EXERCISE AIM: Copy each line with the word "chart" in it.

EXERCISE MATERIAL:
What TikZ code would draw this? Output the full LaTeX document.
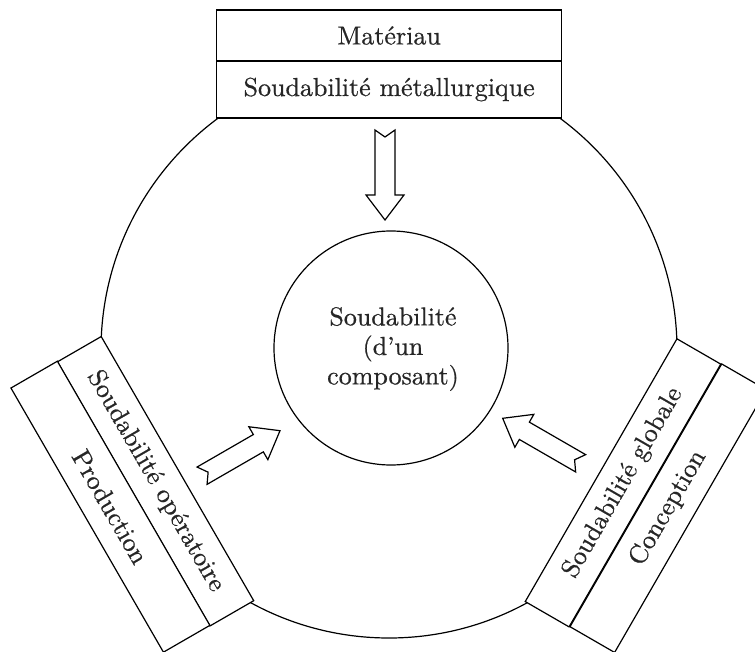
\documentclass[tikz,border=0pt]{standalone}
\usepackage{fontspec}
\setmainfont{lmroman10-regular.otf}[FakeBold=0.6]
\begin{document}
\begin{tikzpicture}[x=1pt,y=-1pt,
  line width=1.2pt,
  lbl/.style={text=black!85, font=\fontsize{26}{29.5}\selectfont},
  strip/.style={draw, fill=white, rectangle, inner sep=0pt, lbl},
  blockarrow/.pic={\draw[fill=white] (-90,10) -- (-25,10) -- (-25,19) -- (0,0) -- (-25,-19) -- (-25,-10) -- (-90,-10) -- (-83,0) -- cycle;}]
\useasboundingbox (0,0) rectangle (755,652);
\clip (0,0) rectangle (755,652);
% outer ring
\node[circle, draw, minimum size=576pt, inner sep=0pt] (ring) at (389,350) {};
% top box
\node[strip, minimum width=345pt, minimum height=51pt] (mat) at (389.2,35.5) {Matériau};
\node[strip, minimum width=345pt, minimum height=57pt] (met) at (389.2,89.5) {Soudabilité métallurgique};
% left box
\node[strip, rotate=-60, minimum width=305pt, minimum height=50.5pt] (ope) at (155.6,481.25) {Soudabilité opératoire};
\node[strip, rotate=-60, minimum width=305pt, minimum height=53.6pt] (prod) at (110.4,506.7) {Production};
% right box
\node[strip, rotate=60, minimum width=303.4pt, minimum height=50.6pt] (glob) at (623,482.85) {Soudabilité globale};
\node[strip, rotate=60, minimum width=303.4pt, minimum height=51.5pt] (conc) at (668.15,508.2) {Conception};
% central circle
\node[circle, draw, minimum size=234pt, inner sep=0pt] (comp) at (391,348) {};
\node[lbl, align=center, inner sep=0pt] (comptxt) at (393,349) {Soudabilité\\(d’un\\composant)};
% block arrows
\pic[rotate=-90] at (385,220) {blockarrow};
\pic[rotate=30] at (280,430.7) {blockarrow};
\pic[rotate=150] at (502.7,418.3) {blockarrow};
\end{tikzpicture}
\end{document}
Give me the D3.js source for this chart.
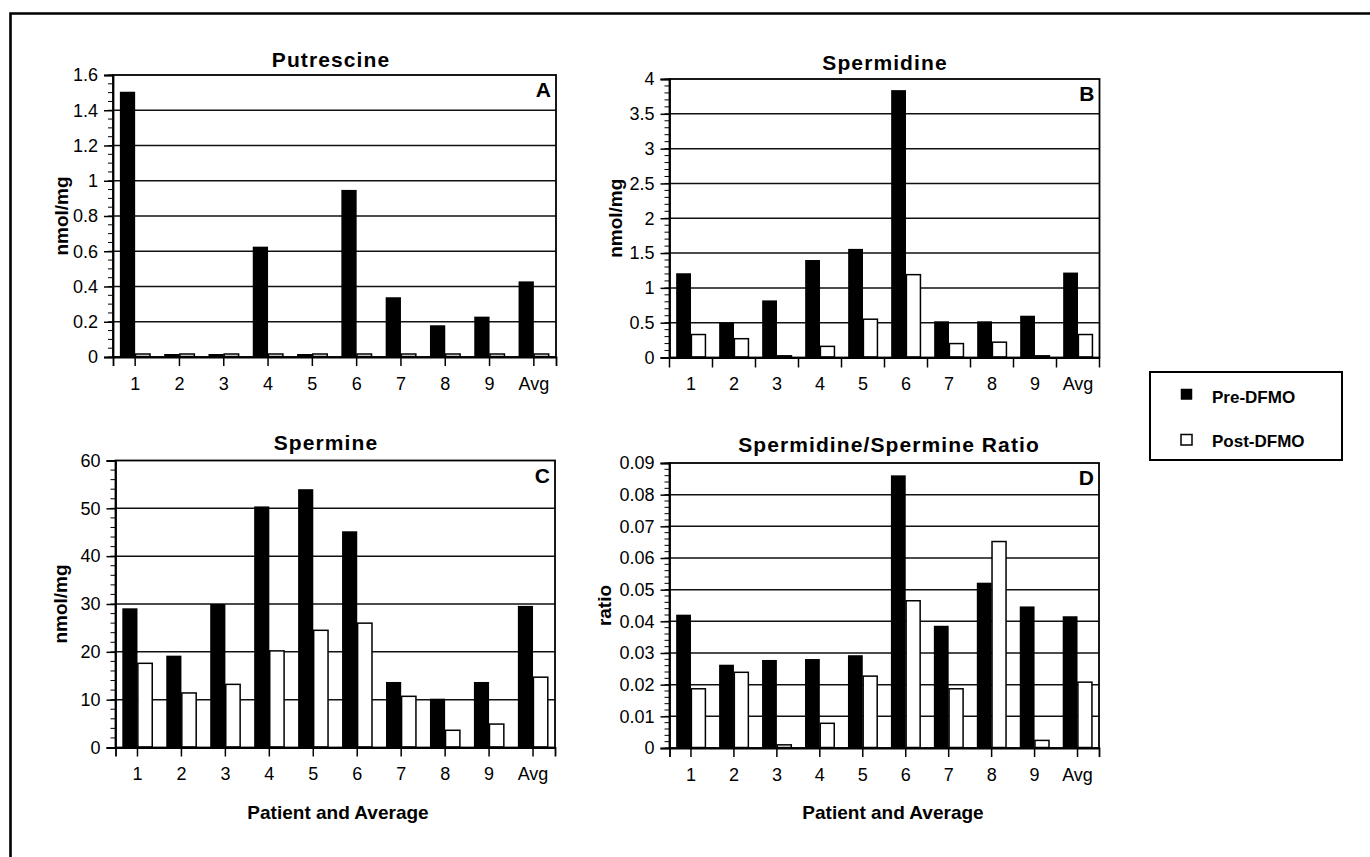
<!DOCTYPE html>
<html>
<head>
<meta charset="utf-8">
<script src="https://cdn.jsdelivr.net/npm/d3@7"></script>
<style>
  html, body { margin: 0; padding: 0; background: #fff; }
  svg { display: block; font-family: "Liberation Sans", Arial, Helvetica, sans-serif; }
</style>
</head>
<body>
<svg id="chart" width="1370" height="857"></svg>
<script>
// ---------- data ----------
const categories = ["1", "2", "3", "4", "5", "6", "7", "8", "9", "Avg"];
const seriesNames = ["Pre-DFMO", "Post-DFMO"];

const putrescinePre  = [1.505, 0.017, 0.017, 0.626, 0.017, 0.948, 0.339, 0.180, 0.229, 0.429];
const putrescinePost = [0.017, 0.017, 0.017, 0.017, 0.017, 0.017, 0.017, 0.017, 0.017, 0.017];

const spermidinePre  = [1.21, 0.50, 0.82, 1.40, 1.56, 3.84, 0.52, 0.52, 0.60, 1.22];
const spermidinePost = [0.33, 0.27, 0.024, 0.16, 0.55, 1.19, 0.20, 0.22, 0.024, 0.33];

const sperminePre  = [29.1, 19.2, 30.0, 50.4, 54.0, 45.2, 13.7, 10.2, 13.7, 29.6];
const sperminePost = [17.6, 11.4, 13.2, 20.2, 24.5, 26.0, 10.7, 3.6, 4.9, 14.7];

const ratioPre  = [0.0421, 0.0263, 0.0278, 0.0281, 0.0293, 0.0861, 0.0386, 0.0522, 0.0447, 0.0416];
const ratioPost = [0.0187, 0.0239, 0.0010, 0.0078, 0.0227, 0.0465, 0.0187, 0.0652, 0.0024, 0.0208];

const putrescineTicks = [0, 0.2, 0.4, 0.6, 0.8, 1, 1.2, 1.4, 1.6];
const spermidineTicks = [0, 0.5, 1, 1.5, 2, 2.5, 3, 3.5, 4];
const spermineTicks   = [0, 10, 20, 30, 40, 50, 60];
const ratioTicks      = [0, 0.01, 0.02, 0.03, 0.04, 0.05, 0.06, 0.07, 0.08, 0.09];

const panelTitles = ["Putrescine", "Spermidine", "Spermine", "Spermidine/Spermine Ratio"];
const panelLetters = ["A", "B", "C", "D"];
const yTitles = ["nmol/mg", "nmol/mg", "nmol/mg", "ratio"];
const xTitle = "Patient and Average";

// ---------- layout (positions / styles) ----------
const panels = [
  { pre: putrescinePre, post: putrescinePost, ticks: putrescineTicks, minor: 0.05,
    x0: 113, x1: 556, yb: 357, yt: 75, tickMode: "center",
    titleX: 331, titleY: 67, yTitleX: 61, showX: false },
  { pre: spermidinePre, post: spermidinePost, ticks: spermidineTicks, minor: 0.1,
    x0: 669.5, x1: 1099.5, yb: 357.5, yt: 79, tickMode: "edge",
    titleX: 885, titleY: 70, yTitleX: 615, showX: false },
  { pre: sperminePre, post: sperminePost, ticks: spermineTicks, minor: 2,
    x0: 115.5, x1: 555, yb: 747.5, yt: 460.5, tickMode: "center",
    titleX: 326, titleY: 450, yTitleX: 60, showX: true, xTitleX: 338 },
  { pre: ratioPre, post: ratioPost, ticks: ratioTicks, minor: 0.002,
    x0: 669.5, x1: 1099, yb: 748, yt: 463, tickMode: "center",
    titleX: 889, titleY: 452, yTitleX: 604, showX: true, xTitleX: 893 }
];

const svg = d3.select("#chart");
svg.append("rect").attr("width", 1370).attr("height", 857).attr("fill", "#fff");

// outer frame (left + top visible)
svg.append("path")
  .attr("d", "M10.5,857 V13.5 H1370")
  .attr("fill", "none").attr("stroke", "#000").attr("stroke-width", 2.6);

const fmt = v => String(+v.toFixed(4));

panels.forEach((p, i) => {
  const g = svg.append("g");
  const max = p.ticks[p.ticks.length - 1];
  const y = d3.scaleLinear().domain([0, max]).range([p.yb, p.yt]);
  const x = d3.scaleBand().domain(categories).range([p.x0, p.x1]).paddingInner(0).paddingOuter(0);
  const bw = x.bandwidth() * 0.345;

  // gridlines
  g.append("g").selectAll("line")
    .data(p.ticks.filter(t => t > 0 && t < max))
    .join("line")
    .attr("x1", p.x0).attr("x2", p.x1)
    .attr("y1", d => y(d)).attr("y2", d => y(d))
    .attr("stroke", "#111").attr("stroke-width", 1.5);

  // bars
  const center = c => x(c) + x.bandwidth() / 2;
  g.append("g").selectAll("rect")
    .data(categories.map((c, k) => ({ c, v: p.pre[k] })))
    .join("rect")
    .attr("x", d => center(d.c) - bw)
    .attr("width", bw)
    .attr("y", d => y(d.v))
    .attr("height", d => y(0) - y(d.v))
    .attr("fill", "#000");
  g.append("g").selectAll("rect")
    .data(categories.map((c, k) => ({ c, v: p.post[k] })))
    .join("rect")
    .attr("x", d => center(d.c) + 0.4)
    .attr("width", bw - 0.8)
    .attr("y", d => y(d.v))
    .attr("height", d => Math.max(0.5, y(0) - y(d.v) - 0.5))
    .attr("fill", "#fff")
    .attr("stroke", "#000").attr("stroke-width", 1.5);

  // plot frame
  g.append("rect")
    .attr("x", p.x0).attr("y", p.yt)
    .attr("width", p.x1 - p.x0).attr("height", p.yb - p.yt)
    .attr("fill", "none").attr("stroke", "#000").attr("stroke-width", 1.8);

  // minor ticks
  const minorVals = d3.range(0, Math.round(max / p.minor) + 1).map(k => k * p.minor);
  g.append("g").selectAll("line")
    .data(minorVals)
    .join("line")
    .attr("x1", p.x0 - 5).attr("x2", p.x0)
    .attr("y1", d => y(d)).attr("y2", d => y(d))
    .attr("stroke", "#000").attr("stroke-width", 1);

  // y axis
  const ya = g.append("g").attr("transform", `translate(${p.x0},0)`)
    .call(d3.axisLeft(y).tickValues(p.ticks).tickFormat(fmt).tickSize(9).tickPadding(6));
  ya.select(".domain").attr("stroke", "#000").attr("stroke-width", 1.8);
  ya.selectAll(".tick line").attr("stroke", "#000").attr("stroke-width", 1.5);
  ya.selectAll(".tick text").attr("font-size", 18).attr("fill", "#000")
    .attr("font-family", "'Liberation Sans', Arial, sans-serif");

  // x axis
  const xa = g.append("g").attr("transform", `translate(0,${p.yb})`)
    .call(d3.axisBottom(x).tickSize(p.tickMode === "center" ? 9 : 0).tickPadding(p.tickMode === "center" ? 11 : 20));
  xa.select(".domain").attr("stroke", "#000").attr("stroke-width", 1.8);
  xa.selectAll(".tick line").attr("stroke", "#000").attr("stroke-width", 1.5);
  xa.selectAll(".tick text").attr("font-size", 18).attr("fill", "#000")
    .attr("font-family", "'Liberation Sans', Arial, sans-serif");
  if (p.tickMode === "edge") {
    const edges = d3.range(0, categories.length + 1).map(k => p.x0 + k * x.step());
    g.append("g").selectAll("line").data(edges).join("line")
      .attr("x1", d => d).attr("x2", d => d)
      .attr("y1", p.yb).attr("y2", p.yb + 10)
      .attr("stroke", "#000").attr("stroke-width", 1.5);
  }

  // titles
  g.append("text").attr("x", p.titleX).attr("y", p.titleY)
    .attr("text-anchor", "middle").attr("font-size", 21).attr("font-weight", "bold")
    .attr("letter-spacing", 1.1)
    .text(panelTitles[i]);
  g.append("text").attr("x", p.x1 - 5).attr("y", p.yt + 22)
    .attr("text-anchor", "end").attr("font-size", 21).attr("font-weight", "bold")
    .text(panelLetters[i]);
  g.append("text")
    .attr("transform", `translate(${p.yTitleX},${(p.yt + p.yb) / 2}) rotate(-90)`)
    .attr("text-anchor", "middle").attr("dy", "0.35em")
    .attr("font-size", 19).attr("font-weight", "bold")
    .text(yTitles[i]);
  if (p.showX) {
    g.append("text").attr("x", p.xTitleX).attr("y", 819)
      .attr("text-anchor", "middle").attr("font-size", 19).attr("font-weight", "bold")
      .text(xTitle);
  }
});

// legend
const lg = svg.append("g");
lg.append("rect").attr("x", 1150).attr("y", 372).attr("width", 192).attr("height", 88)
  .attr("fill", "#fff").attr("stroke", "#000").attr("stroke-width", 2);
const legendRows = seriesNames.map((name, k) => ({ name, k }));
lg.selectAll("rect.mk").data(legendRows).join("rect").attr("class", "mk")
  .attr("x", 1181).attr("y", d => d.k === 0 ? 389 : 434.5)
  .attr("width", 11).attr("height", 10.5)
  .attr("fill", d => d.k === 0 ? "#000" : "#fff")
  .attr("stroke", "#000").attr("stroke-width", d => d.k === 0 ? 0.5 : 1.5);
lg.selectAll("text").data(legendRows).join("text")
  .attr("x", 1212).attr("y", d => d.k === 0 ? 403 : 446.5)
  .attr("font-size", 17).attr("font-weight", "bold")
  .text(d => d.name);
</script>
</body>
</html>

THE REPLY:
Give me the D3.js source for this chart.
<svg id="chart" width="1370" height="857"></svg>
const svg = d3.select("#chart");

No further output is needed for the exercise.